-- Start --

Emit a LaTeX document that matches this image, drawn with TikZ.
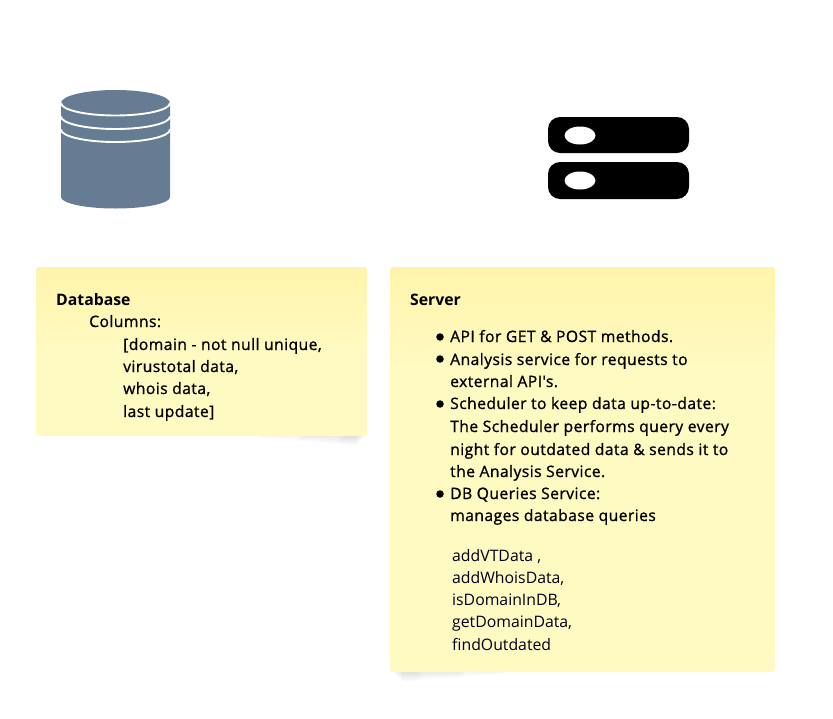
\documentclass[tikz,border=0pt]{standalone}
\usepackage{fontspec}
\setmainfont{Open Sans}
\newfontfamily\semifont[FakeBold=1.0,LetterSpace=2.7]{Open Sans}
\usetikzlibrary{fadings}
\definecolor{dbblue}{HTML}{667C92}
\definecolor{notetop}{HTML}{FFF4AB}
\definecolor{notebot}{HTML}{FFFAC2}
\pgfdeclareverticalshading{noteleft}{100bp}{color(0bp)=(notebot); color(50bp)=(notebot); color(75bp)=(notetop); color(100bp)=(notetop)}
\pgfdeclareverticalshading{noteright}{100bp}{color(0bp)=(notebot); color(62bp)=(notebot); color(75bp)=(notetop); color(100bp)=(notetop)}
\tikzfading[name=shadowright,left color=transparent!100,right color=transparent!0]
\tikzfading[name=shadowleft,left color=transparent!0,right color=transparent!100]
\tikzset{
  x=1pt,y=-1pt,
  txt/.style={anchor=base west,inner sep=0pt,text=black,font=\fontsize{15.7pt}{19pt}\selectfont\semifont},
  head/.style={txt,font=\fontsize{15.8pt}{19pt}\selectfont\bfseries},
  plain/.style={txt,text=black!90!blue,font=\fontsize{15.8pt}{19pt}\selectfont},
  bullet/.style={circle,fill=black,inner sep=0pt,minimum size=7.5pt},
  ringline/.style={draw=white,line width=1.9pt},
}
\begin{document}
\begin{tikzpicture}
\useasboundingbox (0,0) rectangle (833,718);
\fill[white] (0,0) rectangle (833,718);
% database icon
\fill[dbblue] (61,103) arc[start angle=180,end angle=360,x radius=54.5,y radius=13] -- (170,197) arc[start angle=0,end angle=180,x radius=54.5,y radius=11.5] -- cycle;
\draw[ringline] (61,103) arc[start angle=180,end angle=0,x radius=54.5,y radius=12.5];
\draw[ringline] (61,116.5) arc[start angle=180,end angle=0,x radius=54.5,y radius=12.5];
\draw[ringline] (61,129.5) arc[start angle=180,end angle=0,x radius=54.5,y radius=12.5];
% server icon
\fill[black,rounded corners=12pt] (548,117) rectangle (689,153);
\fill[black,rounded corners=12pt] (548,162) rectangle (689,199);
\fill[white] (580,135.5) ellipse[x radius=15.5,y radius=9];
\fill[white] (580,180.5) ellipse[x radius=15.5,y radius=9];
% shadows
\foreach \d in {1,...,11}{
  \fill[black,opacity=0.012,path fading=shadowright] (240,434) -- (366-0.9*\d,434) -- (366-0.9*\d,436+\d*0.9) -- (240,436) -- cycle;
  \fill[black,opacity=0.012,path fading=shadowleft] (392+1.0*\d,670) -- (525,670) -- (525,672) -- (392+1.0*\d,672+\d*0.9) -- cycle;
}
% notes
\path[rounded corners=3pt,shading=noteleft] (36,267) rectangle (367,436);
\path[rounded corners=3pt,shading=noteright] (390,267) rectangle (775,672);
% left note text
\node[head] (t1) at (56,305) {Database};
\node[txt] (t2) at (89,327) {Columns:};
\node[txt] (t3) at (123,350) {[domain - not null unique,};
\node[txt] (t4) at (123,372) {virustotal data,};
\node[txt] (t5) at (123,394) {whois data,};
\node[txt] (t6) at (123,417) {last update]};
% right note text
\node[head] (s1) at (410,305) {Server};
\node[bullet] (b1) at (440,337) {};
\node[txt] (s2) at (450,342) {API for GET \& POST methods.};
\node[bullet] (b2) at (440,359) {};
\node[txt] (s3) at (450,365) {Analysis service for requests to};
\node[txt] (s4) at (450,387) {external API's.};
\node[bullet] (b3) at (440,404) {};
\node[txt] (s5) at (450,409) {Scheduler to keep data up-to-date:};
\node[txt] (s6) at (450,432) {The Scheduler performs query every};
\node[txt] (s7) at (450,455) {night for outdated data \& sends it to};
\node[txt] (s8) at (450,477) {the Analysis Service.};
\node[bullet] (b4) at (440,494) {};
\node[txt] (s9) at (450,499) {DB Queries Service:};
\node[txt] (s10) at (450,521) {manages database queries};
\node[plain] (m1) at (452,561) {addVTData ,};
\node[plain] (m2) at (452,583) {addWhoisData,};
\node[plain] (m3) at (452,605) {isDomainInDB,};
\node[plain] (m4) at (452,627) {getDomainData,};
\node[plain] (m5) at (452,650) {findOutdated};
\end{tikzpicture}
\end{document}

-- End --
-- Start --

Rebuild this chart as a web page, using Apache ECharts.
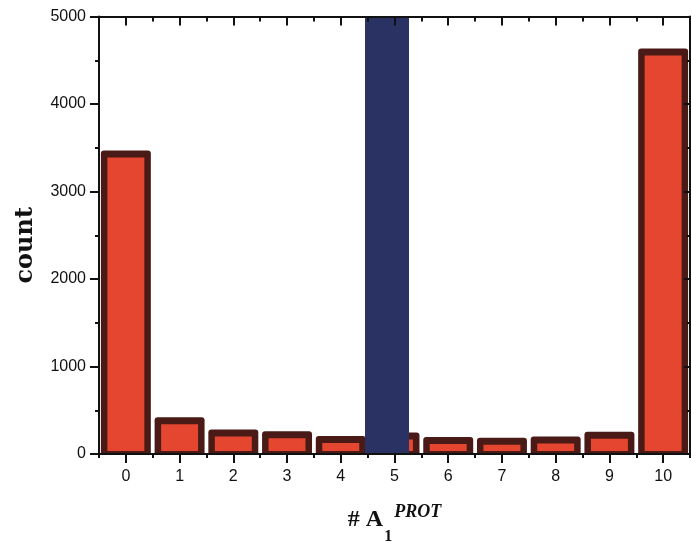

-- End --

**THE REQUEST**
Determine the number of lines in the data that contain "this" as a word or string, and state only that number.

**COMPLETED EXERCISE**
2